Quote the listing below in its entirety, omitting every image.
——
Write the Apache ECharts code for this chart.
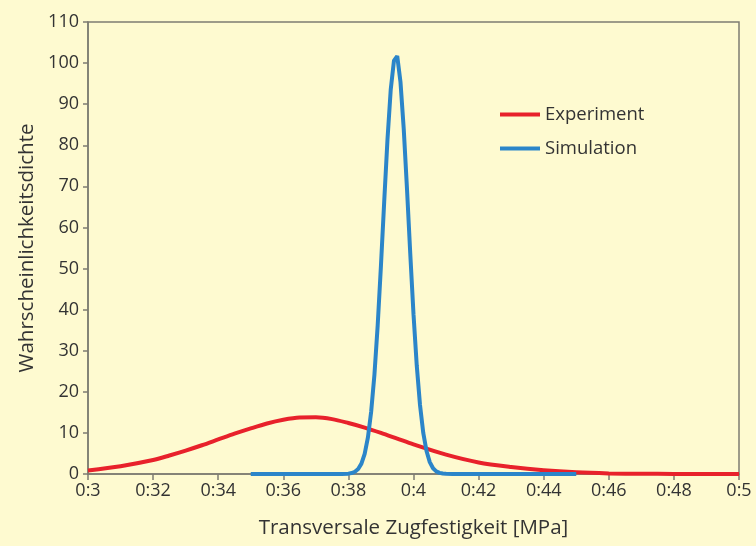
<!DOCTYPE html>
<html>
<head>
<meta charset="utf-8">
<script src="https://cdn.jsdelivr.net/npm/echarts@6/dist/echarts.min.js"></script>
<style>
html,body{margin:0;padding:0;background:#fefad0;}
#c{width:756px;height:546px;}
</style>
</head>
<body>
<div id="c"></div>
<script>
// Data
var xTickLabels = ['0:3','0:32','0:34','0:36','0:38','0:4','0:42','0:44','0:46','0:48','0:5'];
var yTickLabels = ['0','10','20','30','40','50','60','70','80','90','100','110'];

var expX = [0.30,0.31,0.32,0.325,0.33,0.335,0.34,0.345,0.35,0.355,0.36,0.365,0.37,0.375,0.38,0.385,0.39,0.395,0.40,0.41,0.42,0.43,0.44,0.45,0.46,0.47,0.48,0.49,0.50];
var expY = [0.85,1.9,3.4,4.5,5.7,7.0,8.4,9.8,11.1,12.3,13.2,13.75,13.8,13.35,12.4,11.3,10.0,8.6,7.2,4.7,2.8,1.7,0.9,0.4,0.15,0.05,0.02,0.0,0.0];

var simX = [0.350,0.360,0.370,0.375,0.378,0.380,0.381,0.382,0.383,0.384,0.385,0.386,0.387,0.388,0.389,0.390,0.391,0.392,0.393,0.394,0.395,0.396,0.397,0.398,0.399,0.400,0.401,0.402,0.403,0.404,0.405,0.406,0.407,0.408,0.409,0.410,0.412,0.415,0.420,0.430,0.440,0.450];
var simY = [0,0,0,0,0.02,0.09,0.23,0.55,1.22,2.53,4.9,8.9,15.2,24.2,36.2,50.7,66.3,81.3,93.5,100.6,101.7,95.4,84.0,69.4,53.7,38.9,26.4,16.8,10.0,5.6,2.9,1.4,0.65,0.28,0.11,0.04,0,0,0,0,0,0];

function pairs(xs, ys){ return xs.map(function(x,i){ return [x, ys[i]]; }); }

var axisColor = '#7d7c72';
var textColor = '#333333';
var font = 'Open Sans';

var chart = echarts.init(document.getElementById('c'));
chart.setOption({
  backgroundColor: '#fefad0',
  animation: false,
  textStyle: {fontFamily: font},
  grid: {left: 88, right: 17, top: 22, bottom: 72, show: true, borderColor: axisColor, borderWidth: 1.5, backgroundColor: 'transparent'},
  legend: {
    orient: 'vertical', left: 495, top: 100,
    itemWidth: 40, itemHeight: 4, itemGap: 15,
    icon: 'rect',
    textStyle: {fontSize: 18.5, color: textColor, fontFamily: font},
    data: ['Experiment','Simulation']
  },
  xAxis: {
    type: 'value', min: 0.3, max: 0.5, interval: 0.02,
    name: 'Transversale Zugfestigkeit [MPa]', nameLocation: 'middle', nameGap: 44,
    nameTextStyle: {fontSize: 20.5, color: textColor, fontFamily: font},
    axisLine: {show: true, lineStyle: {color: axisColor, width: 1.5}},
    axisTick: {show: true, length: 6, lineStyle: {color: axisColor, width: 1.5}},
    axisLabel: {fontSize: 18, color: textColor, margin: 8, fontFamily: font,
      formatter: function(v){ return xTickLabels[Math.round((v-0.3)/0.02)]; }},
    splitLine: {show: false}
  },
  yAxis: {
    type: 'value', min: 0, max: 110, interval: 10,
    name: 'Wahrscheinlichkeitsdichte', nameLocation: 'middle', nameGap: 47,
    nameTextStyle: {fontSize: 20.5, color: textColor, fontFamily: font},
    axisLine: {show: true, lineStyle: {color: axisColor, width: 1.5}},
    axisTick: {show: true, length: 5, lineStyle: {color: axisColor, width: 1.5}},
    axisLabel: {fontSize: 18, color: textColor, margin: 9, fontFamily: font,
      formatter: function(v){ return yTickLabels[Math.round(v/10)]; }},
    splitLine: {show: false}
  },
  series: [
    {name: 'Experiment', type: 'line', data: pairs(expX, expY), smooth: 0.3, showSymbol: false,
     color: '#e8212b', lineStyle: {width: 4, color: '#e8212b'}, z: 2},
    {name: 'Simulation', type: 'line', data: pairs(simX, simY), smooth: false, showSymbol: false,
     color: '#2b85c9', lineStyle: {width: 4, color: '#2b85c9'}, z: 3}
  ]
});
</script>
</body>
</html>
——
FINISHED TASK:
Write the Apache ECharts code for this chart.
<!DOCTYPE html>
<html>
<head>
<meta charset="utf-8">
<script src="https://cdn.jsdelivr.net/npm/echarts@6/dist/echarts.min.js"></script>
<style>
html,body{margin:0;padding:0;background:#fefad0;}
#c{width:756px;height:546px;}
</style>
</head>
<body>
<div id="c"></div>
<script>
// Data
var xTickLabels = ['0:3','0:32','0:34','0:36','0:38','0:4','0:42','0:44','0:46','0:48','0:5'];
var yTickLabels = ['0','10','20','30','40','50','60','70','80','90','100','110'];

var expX = [0.30,0.31,0.32,0.325,0.33,0.335,0.34,0.345,0.35,0.355,0.36,0.365,0.37,0.375,0.38,0.385,0.39,0.395,0.40,0.41,0.42,0.43,0.44,0.45,0.46,0.47,0.48,0.49,0.50];
var expY = [0.85,1.9,3.4,4.5,5.7,7.0,8.4,9.8,11.1,12.3,13.2,13.75,13.8,13.35,12.4,11.3,10.0,8.6,7.2,4.7,2.8,1.7,0.9,0.4,0.15,0.05,0.02,0.0,0.0];

var simX = [0.350,0.360,0.370,0.375,0.378,0.380,0.381,0.382,0.383,0.384,0.385,0.386,0.387,0.388,0.389,0.390,0.391,0.392,0.393,0.394,0.395,0.396,0.397,0.398,0.399,0.400,0.401,0.402,0.403,0.404,0.405,0.406,0.407,0.408,0.409,0.410,0.412,0.415,0.420,0.430,0.440,0.450];
var simY = [0,0,0,0,0.02,0.09,0.23,0.55,1.22,2.53,4.9,8.9,15.2,24.2,36.2,50.7,66.3,81.3,93.5,100.6,101.7,95.4,84.0,69.4,53.7,38.9,26.4,16.8,10.0,5.6,2.9,1.4,0.65,0.28,0.11,0.04,0,0,0,0,0,0];

function pairs(xs, ys){ return xs.map(function(x,i){ return [x, ys[i]]; }); }

var axisColor = '#7d7c72';
var textColor = '#333333';
var font = 'Open Sans';

var chart = echarts.init(document.getElementById('c'));
chart.setOption({
  backgroundColor: '#fefad0',
  animation: false,
  textStyle: {fontFamily: font},
  grid: {left: 88, right: 17, top: 22, bottom: 72, show: true, borderColor: axisColor, borderWidth: 1.5, backgroundColor: 'transparent'},
  legend: {
    orient: 'vertical', left: 495, top: 100,
    itemWidth: 40, itemHeight: 4, itemGap: 15,
    icon: 'rect',
    textStyle: {fontSize: 18.5, color: textColor, fontFamily: font},
    data: ['Experiment','Simulation']
  },
  xAxis: {
    type: 'value', min: 0.3, max: 0.5, interval: 0.02,
    name: 'Transversale Zugfestigkeit [MPa]', nameLocation: 'middle', nameGap: 44,
    nameTextStyle: {fontSize: 20.5, color: textColor, fontFamily: font},
    axisLine: {show: true, lineStyle: {color: axisColor, width: 1.5}},
    axisTick: {show: true, length: 6, lineStyle: {color: axisColor, width: 1.5}},
    axisLabel: {fontSize: 18, color: textColor, margin: 8, fontFamily: font,
      formatter: function(v){ return xTickLabels[Math.round((v-0.3)/0.02)]; }},
    splitLine: {show: false}
  },
  yAxis: {
    type: 'value', min: 0, max: 110, interval: 10,
    name: 'Wahrscheinlichkeitsdichte', nameLocation: 'middle', nameGap: 47,
    nameTextStyle: {fontSize: 20.5, color: textColor, fontFamily: font},
    axisLine: {show: true, lineStyle: {color: axisColor, width: 1.5}},
    axisTick: {show: true, length: 5, lineStyle: {color: axisColor, width: 1.5}},
    axisLabel: {fontSize: 18, color: textColor, margin: 9, fontFamily: font,
      formatter: function(v){ return yTickLabels[Math.round(v/10)]; }},
    splitLine: {show: false}
  },
  series: [
    {name: 'Experiment', type: 'line', data: pairs(expX, expY), smooth: 0.3, showSymbol: false,
     color: '#e8212b', lineStyle: {width: 4, color: '#e8212b'}, z: 2},
    {name: 'Simulation', type: 'line', data: pairs(simX, simY), smooth: false, showSymbol: false,
     color: '#2b85c9', lineStyle: {width: 4, color: '#2b85c9'}, z: 3}
  ]
});
</script>
</body>
</html>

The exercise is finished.